(DIRECTION) Show every line of the records below that contains the word "with".

(EXCERPTED DATA)
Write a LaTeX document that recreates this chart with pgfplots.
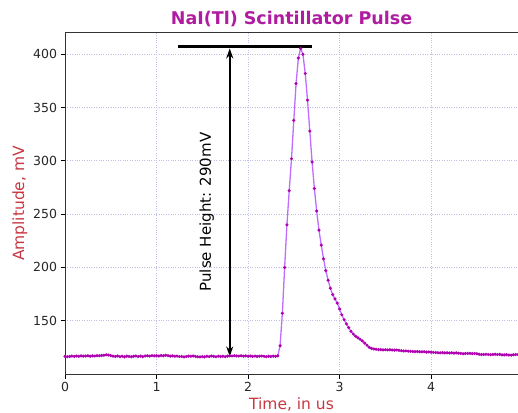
\documentclass[border=0pt]{standalone}
\usepackage{pgfplots}
\pgfplotsset{compat=1.18}
\usepackage{fontspec}
\setmainfont{DejaVu Sans}
\usetikzlibrary{arrows.meta}

\definecolor{titlec}{RGB}{176,28,160}
\definecolor{labelc}{RGB}{200,55,65}
\definecolor{linec}{RGB}{190,110,255}
\definecolor{markc}{RGB}{176,0,176}
\definecolor{gridc}{RGB}{190,190,234}

\pgfplotstableread{
t v
0.000 116.5
0.025 116.2
0.050 116.4
0.075 116.8
0.100 116.5
0.125 116.9
0.150 116.6
0.175 117.0
0.200 116.8
0.225 116.9
0.250 117.2
0.275 116.7
0.300 117.0
0.325 116.9
0.350 117.3
0.375 117.1
0.400 117.4
0.425 117.6
0.450 118.0
0.475 117.8
0.500 117.2
0.525 116.8
0.550 116.4
0.575 116.9
0.600 116.3
0.625 116.7
0.650 116.1
0.675 116.8
0.700 116.5
0.725 116.2
0.750 116.6
0.775 116.9
0.800 116.4
0.825 116.7
0.850 116.3
0.875 116.9
0.900 117.1
0.925 116.8
0.950 117.3
0.975 117.0
1.000 117.2
1.025 116.9
1.050 117.4
1.075 117.1
1.100 117.6
1.125 117.2
1.150 116.8
1.175 117.0
1.200 116.6
1.225 116.8
1.250 116.3
1.275 116.5
1.300 116.1
1.325 116.4
1.350 116.8
1.375 116.6
1.400 116.9
1.425 116.5
1.450 116.2
1.475 116.0
1.500 116.4
1.525 116.1
1.550 116.6
1.575 116.3
1.600 116.9
1.625 116.5
1.650 116.2
1.675 116.7
1.700 116.4
1.725 116.6
1.750 116.3
1.775 116.8
1.800 117.0
1.825 116.9
1.850 117.2
1.875 117.0
1.900 116.8
1.925 117.1
1.950 116.7
1.975 117.0
2.000 116.6
2.025 116.9
2.050 116.5
2.075 116.8
2.100 116.4
2.125 116.7
2.150 116.9
2.175 116.6
2.200 116.3
2.225 116.7
2.250 116.4
2.275 116.8
2.300 116.6
2.325 117.0
2.350 126.5
2.375 157.0
2.400 200.0
2.425 240.0
2.450 272.0
2.475 302.0
2.500 338.0
2.525 372.5
2.550 396.5
2.575 405.5
2.600 400.0
2.625 382.0
2.650 357.0
2.675 328.0
2.700 299.0
2.725 274.0
2.750 253.0
2.775 235.0
2.800 221.0
2.825 208.0
2.850 197.0
2.875 188.0
2.900 180.5
2.925 174.5
2.950 170.5
2.975 166.5
3.000 161.0
3.025 155.5
3.050 151.0
3.075 147.0
3.100 143.5
3.125 140.0
3.150 137.5
3.175 135.5
3.200 134.0
3.225 132.5
3.250 131.0
3.275 129.0
3.300 127.0
3.325 125.0
3.350 124.0
3.375 123.5
3.400 123.2
3.425 122.9
3.450 122.9
3.475 122.7
3.500 122.8
3.525 122.6
3.550 122.7
3.575 122.5
3.600 122.4
3.625 122.5
3.650 122.2
3.675 121.9
3.700 121.6
3.725 121.7
3.750 121.4
3.775 121.3
3.800 121.1
3.825 121.0
3.850 121.1
3.875 120.9
3.900 120.8
3.925 120.9
3.950 120.6
3.975 120.7
4.000 120.4
4.025 120.3
4.050 120.1
4.075 120.0
4.100 119.9
4.125 120.0
4.150 119.8
4.175 119.9
4.200 119.7
4.225 119.9
4.250 119.6
4.275 119.8
4.300 119.5
4.325 119.3
4.350 119.0
4.375 119.2
4.400 119.3
4.425 119.4
4.450 119.2
4.475 119.3
4.500 119.0
4.525 118.6
4.550 118.2
4.575 118.3
4.600 118.5
4.625 118.3
4.650 118.1
4.675 118.3
4.700 118.5
4.725 118.2
4.750 118.4
4.775 118.0
4.800 117.9
4.825 118.2
4.850 117.8
4.875 117.7
4.900 118.1
4.925 118.3
4.950 118.2
}\pulse

\begin{document}
\begin{tikzpicture}[x=1pt,y=1pt]
\useasboundingbox (-65,-38) rectangle (453,374);
\begin{axis}[
    at={(0,0)}, anchor=south west,
    scale only axis,
    width=453pt, height=341pt,
    xmin=0, xmax=4.95,
    ymin=100, ymax=420,
    xtick={0,1,2,3,4},
    ytick={150,200,250,300,350,400},
    tick align=outside,
    tick pos=left,
    major tick length=4.5pt,
    tick style={black, line width=0.8pt},
    axis line style={black!80, line width=1pt},
    grid=major,
    grid style={gridc, dotted, line width=0.8pt},
    ticklabel style={font=\fontsize{12.5}{14}\selectfont, black!85},
    /pgf/number format/assume math mode=true,
    xlabel={Time, in us},
    ylabel={Amplitude, mV},
    label style={font=\fontsize{15.5}{18}\selectfont, labelc},
    xlabel style={yshift=1pt},
    ylabel style={yshift=-1pt},
    title={NaI(Tl) Scintillator Pulse},
    title style={font=\bfseries\fontsize{17.5}{20}\selectfont, titlec, yshift=-3pt},
    clip=false,
]
\addplot[linec, line width=1.3pt, mark=*, mark size=0.8pt,
    mark options={markc, fill=markc, draw=markc}] table[x=t, y=v] {\pulse};
\draw[black, line width=3pt] (axis cs:1.235,407) -- (axis cs:2.70,407);
\draw[black, line width=1.6pt, {Stealth[length=10pt,width=7pt]}-{Stealth[length=10pt,width=7pt]}]
    (axis cs:1.8,116.5) -- (axis cs:1.8,405.5);
\node[rotate=90, font=\fontsize{15}{17}\selectfont, black] at (axis cs:1.55,252) {Pulse Height: 290mV};
\end{axis}
\end{tikzpicture}
\end{document}
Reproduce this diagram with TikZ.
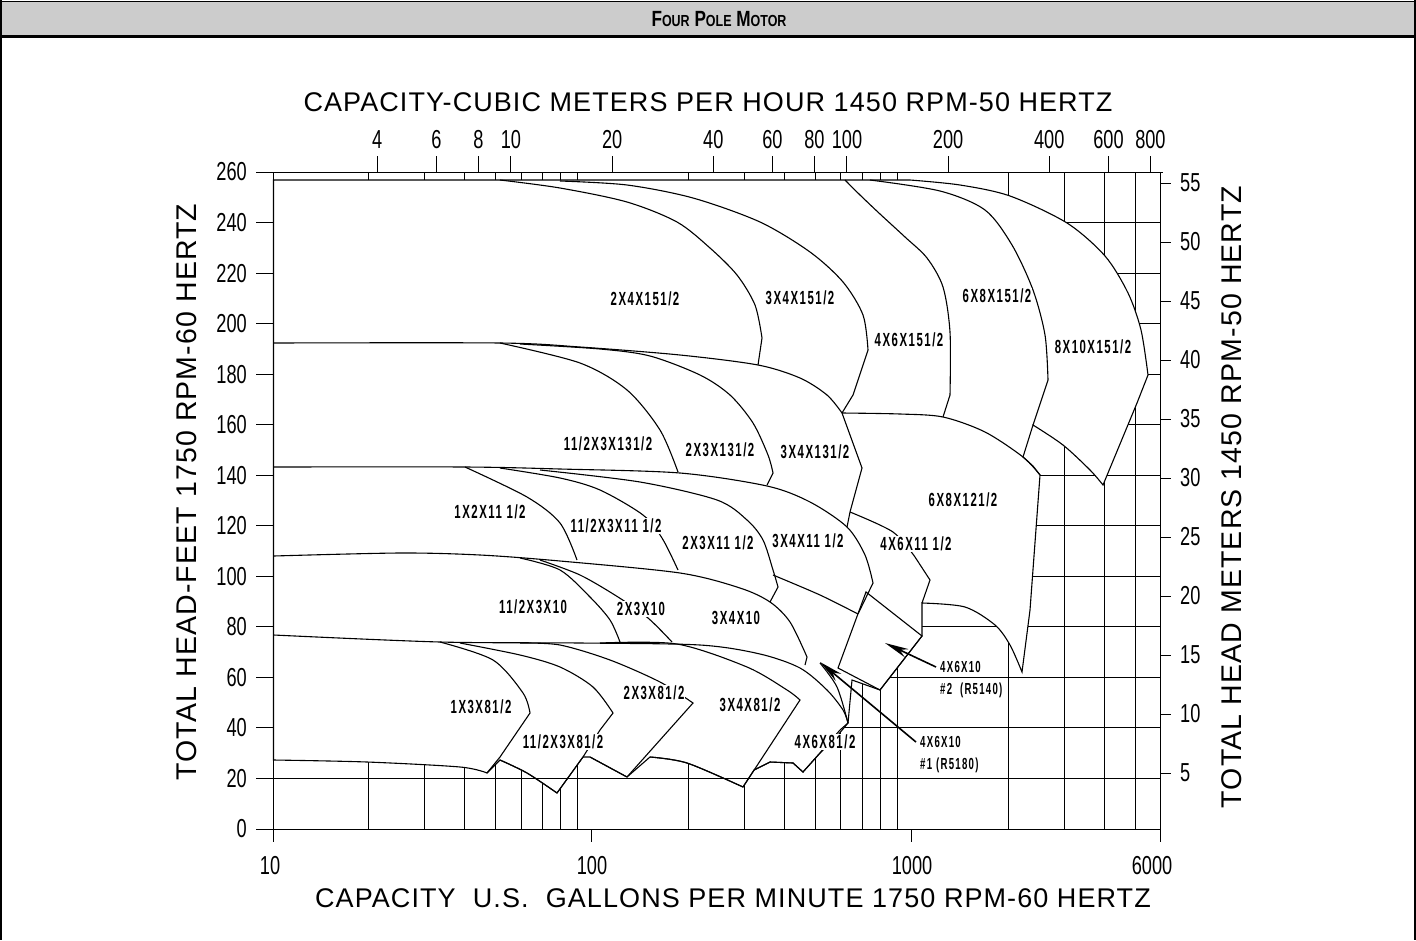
\documentclass[tikz,border=0pt]{standalone}
\usepackage{fontspec}
\setmainfont{Liberation Sans}
\newfontfamily\narrowf[FakeStretch=0.7]{Liberation Sans}
\newfontfamily\pumpf[FakeStretch=0.6,LetterSpace=8]{Liberation Sans}
\newfontfamily\titlef[LetterSpace=4]{Liberation Sans}
\newfontfamily\headf[FakeStretch=0.78]{Liberation Sans}
\usetikzlibrary{arrows.meta}
\definecolor{hdr}{HTML}{CCCCCC}
\begin{document}
\begin{tikzpicture}[x=1pt,y=-1pt,
  gridl/.style={line width=1.1pt},
  crv/.style={line width=1.1pt},
  pl/.style={font=\pumpf\bfseries\fontsize{19}{19}\selectfont, fill=white, inner sep=1pt},
  tl/.style={font=\narrowf\fontsize{26}{26}\selectfont, inner sep=0pt},
  ttl/.style={font=\titlef\fontsize{27}{27}\selectfont, inner sep=0pt},
  nt/.style={font=\pumpf\bfseries\fontsize{16}{16}\selectfont, inner sep=0pt, anchor=west},
  arr/.style={line width=1.6pt, -{Stealth[length=24pt,width=9pt]}}]
\useasboundingbox (0,0) rectangle (1416,940);
% header
\fill[hdr] (1,2) rectangle (1415,36);
\draw[line width=1.2pt] (0,1.5) -- (1416,1.5);
\draw[line width=2.4pt] (0,36.5) -- (1416,36.5);
\draw[line width=1.2pt] (1,0) -- (1,940);
\draw[line width=1.2pt] (1415,0) -- (1415,940);
\node[font=\headf\bfseries, inner sep=0pt] (head) at (719,19)
  {\fontsize{22}{22}\selectfont F\fontsize{16}{16}\selectfont OUR\fontsize{22}{22}\selectfont\ P\fontsize{16}{16}\selectfont OLE\fontsize{22}{22}\selectfont\ M\fontsize{16}{16}\selectfont OTOR};

% ---------- grid ----------
\foreach \q in {20,30,40,50,60,70,80,90,200,300,400,500,600,700,800,900,2000,3000,4000,5000}
  \draw[gridl] ({floor(272+320*log10(\q/10))+0.5},172.5) -- ({floor(272+320*log10(\q/10))+0.5},829.5);
\foreach \h in {40,60,...,240}
  \draw[gridl] (273.5,{floor(829-2.527*\h)+0.5}) -- (1160.5,{floor(829-2.527*\h)+0.5});

% ---------- envelope (white) ----------
\path[fill=white, draw=black, crv]
  (273.5,180) -- (910,180)
  -- plot[smooth] coordinates {(910,180) (960,185) (1010,196) (1067,223) (1105,256) (1128,293) (1141,330) (1148,375)}
  -- (1137,403) -- (1103,485)
  -- plot[smooth] coordinates {(1103,485) (1090,470) (1063,445) (1033,425)}
  -- (1023,457) -- (1033,466) -- (1040,475) -- (1030,610) -- (1022,672)
  -- plot[smooth] coordinates {(1022,672) (1010,645) (995,625) (965,607) (922,603)}
  -- (922,636) -- (880,690) -- (852,680) -- (848,723) -- (838,735) -- (820,753) -- (803,772) -- (793,763)
  -- (770,762) -- (754,770) -- (743,787)
  -- plot[smooth] coordinates {(743,787) (687,763) (650,757)}
  -- (627,777) -- (590,757) -- (583,757) -- (557,793)
  -- plot[smooth] coordinates {(557,793) (527,773) (500,760)}
  -- (487,773)
  -- plot[smooth] coordinates {(487,773) (460,767) (367,762) (273.5,760)}
  -- cycle;

% ---------- axes ----------
\draw[gridl] (256,172.5) -- (1163,172.5);
\draw[gridl] (273.5,172.5) -- (273.5,842);
\draw[gridl] (1160.5,172.5) -- (1160.5,842);
\draw[gridl] (256,829.5) -- (1160.5,829.5);
\draw[gridl] (256,{floor(829-2.527*20)+0.5}) -- (1160.5,{floor(829-2.527*20)+0.5});
\foreach \h in {40,60,...,240}
  \draw[gridl] (256,{floor(829-2.527*\h)+0.5}) -- (273.5,{floor(829-2.527*\h)+0.5});
\foreach \q in {100,1000}
  \draw[gridl] ({floor(272+320*log10(\q/10))+0.5},829.5) -- ({floor(272+320*log10(\q/10))+0.5},842);
\foreach \m in {5,10,...,55}
  \draw[gridl] (1160.5,{floor(183+(55-\m)*11.8)+0.5}) -- (1171,{floor(183+(55-\m)*11.8)+0.5});
\foreach \q in {4,6,8,10,20,40,60,80,100,200,400,600,800}
  \draw[gridl] ({floor(175+336*log10(\q))+0.5},172.5) -- ({floor(175+336*log10(\q))+0.5},156);

% tick labels
\foreach \h in {0,20,...,260}
  \node[tl, anchor=east] (yl\h) at (247,{829-2.527*\h}) {\h};
\foreach \m in {5,10,...,55}
  \node[tl, anchor=west] (ml\m) at (1180,{183+(55-\m)*11.8}) {\m};
\foreach \q in {4,6,8,10,20,40,60,80,100,200,400,600,800}
  \node[tl] (tq\q) at ({175+336*log10(\q)},140) {\q};
\node[tl] (bx1) at (270,866) {10};
\node[tl] (bx2) at (592,866) {100};
\node[tl] (bx3) at (912,866) {1000};
\node[tl] (bx4) at (1152,866) {6000};

% titles
\node[ttl] (ttop) at (708,102) {CAPACITY-CUBIC METERS PER HOUR 1450 RPM-50 HERTZ};
\node[ttl] (tbot) at (733,898) {CAPACITY\ \ U.S.\ \ GALLONS PER MINUTE 1750 RPM-60 HERTZ};
\node[ttl, rotate=90, font=\titlef\fontsize{28.5}{28.5}\selectfont] (tleft) at (187,492) {TOTAL HEAD-FEET 1750 RPM-60 HERTZ};
\node[ttl, rotate=90, font=\titlef\fontsize{28.5}{28.5}\selectfont] (tright) at (1232,497) {TOTAL HEAD METERS 1450 RPM-50 HERTZ};

% ---------- pump curves ----------
% 15 1/2
\draw[crv] plot[smooth] coordinates {(500,180) (560,188) (627,202) (677,222) (710,248) (737,275) (755,305) (762,338)} -- (758,365);
\draw[crv] plot[smooth] coordinates {(560,181) (627,185) (693,198) (760,222) (810,252) (843,282) (863,315) (868,350)} -- (853,395) -- (842,413);
\draw[crv] plot[smooth] coordinates {(845,180) (860,195) (880,214) (905,237) (927,258) (943,287) (950,332) (950,395)} -- (943,417);
\draw[crv] plot[smooth] coordinates {(870,180) (940,191) (985,210) (1012,245) (1033,290) (1045,335) (1048,380)} -- (1033,425);
% 13 1/2
\draw[crv] plot[smooth] coordinates {(273.5,343) (500,343) (580,347) (680,355) (758,365) (800,378) (827,395) (842,413)};
\draw[crv] plot[smooth] coordinates {(500,343) (580,363) (627,390) (660,430) (678,472)};
\draw[crv] plot[smooth] coordinates {(520,344) (600,349) (650,356) (700,375) (730,395) (753,423) (768,455) (773,473)} -- (767,485);
\draw[crv] (842,413) -- (862,468) -- (850,512) -- (847,527);
% 12 1/2
\draw[crv] plot[smooth] coordinates {(842,413) (900,414) (943,417) (985,432) (1023,457) (1040,475)};
% 11 1/2
\draw[crv] plot[smooth] coordinates {(273.5,467) (465,467) (560,469) (680,473) (767,486) (810,502) (847,527) (865,555) (873,583)} -- (858,614);
\draw[crv] plot[smooth] coordinates {(465,467) (527,497) (560,523) (577,560)};
\draw[crv] plot[smooth] coordinates {(500,468) (560,478) (600,490) (643,515) (662,538) (678,570)};
\draw[crv] plot[smooth] coordinates {(540,470) (640,482) (717,500) (747,520) (763,540) (773,570) (778,587)} -- (770,602);
\draw[crv] plot[smooth] coordinates {(850,512) (893,532) (915,557)} -- (930,580) -- (922,603);
% 10
\draw[crv] plot[smooth] coordinates {(273.5,556) (400,553) (480,555) (560,561) (680,573) (740,588) (770,602) (790,622) (807,657)} -- (805,665);
\draw[crv] plot[smooth] coordinates {(520,558) (560,570) (590,597) (610,620) (620,642)};
\draw[crv] plot[smooth] coordinates {(540,560) (580,575) (618,597) (648,618) (672,642)};
\draw[crv] plot[smooth] coordinates {(773,575) (820,595) (858,614)};
\draw[crv] (866,592) -- (922,636) -- (880,690) -- (838,668) -- cycle;
\draw[crv] plot[smooth] coordinates {(820,663) (837,687) (848,723)};
% 8 1/2
\draw[crv] plot[smooth] coordinates {(273.5,635) (440,642) (580,643) (700,645) (760,654) (800,668) (827,690) (843,710) (848,723)};
\draw[crv] plot[smooth] coordinates {(440,642) (493,660) (523,693) (530,713)} -- (500,757) -- (487,773);
\draw[crv] plot[smooth] coordinates {(460,643) (520,655) (560,667) (593,687) (613,713)} -- (600,730) -- (583,757) -- (557,793);
\draw[crv] plot[smooth] coordinates {(500,760) (527,773) (557,793)};
\draw[crv] plot[smooth] coordinates {(520,643) (560,645) (610,660) (660,682) (693,703)} -- (627,777);
\draw[crv] (590,757) -- (627,777);
\draw[crv] plot[smooth] coordinates {(600,643) (677,644) (747,667) (787,690) (800,700)} -- (743,787);
\draw[crv] plot[smooth] coordinates {(650,757) (687,763) (743,787)};
\draw[crv] (754,770) -- (770,762) -- (793,763) -- (803,772) -- (820,753) -- (840,730) -- (848,723);

% ---------- labels ----------
\node[pl] (p1) at (645,299) {2X4X151/2};
\node[pl] (p2) at (800,298) {3X4X151/2};
\node[pl] (p3) at (909,340) {4X6X151/2};
\node[pl] (p4) at (997,296) {6X8X151/2};
\node[pl] (p5) at (1093,347) {8X10X151/2};
\node[pl] (p6) at (608,444) {11/2X3X131/2};
\node[pl] (p7) at (720,450) {2X3X131/2};
\node[pl] (p8) at (815,452) {3X4X131/2};
\node[pl] (p9) at (963,500) {6X8X121/2};
\node[pl] (p10) at (490,512) {1X2X11 1/2};
\node[pl] (p11) at (616,526) {11/2X3X11 1/2};
\node[pl] (p12) at (718,543) {2X3X11 1/2};
\node[pl] (p13) at (808,541) {3X4X11 1/2};
\node[pl] (p14) at (916,544) {4X6X11 1/2};
\node[pl] (p15) at (533,607) {11/2X3X10};
\node[pl] (p16) at (641,609) {2X3X10};
\node[pl] (p17) at (736,618) {3X4X10};
\node[pl] (p18) at (481,707) {1X3X81/2};
\node[pl] (p19) at (563,742) {11/2X3X81/2};
\node[pl] (p20) at (654,693) {2X3X81/2};
\node[pl] (p21) at (750,705) {3X4X81/2};
\node[pl] (p22) at (825,742) {4X6X81/2};

\node[nt] (n2a) at (940,667) {4X6X10};
\node[nt] (n2b) at (940,690) {\#2\ \ (R5140)};
\node[nt] (n1a) at (920,742) {4X6X10};
\node[nt] (n1b) at (920,765) {\#1 (R5180)};
\coordinate (t2) at (885,643);
\coordinate (t1) at (820,662);
\draw[arr] ([xshift=-4pt]n2a.west) -- (t2);
\draw[arr] ([xshift=-4pt]n1a.west) -- (t1);
\end{tikzpicture}
\end{document}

(SOLUTION BELOW)
Write a LaTeX document that recreates this chart with pgfplots.
Reproduce this diagram with TikZ.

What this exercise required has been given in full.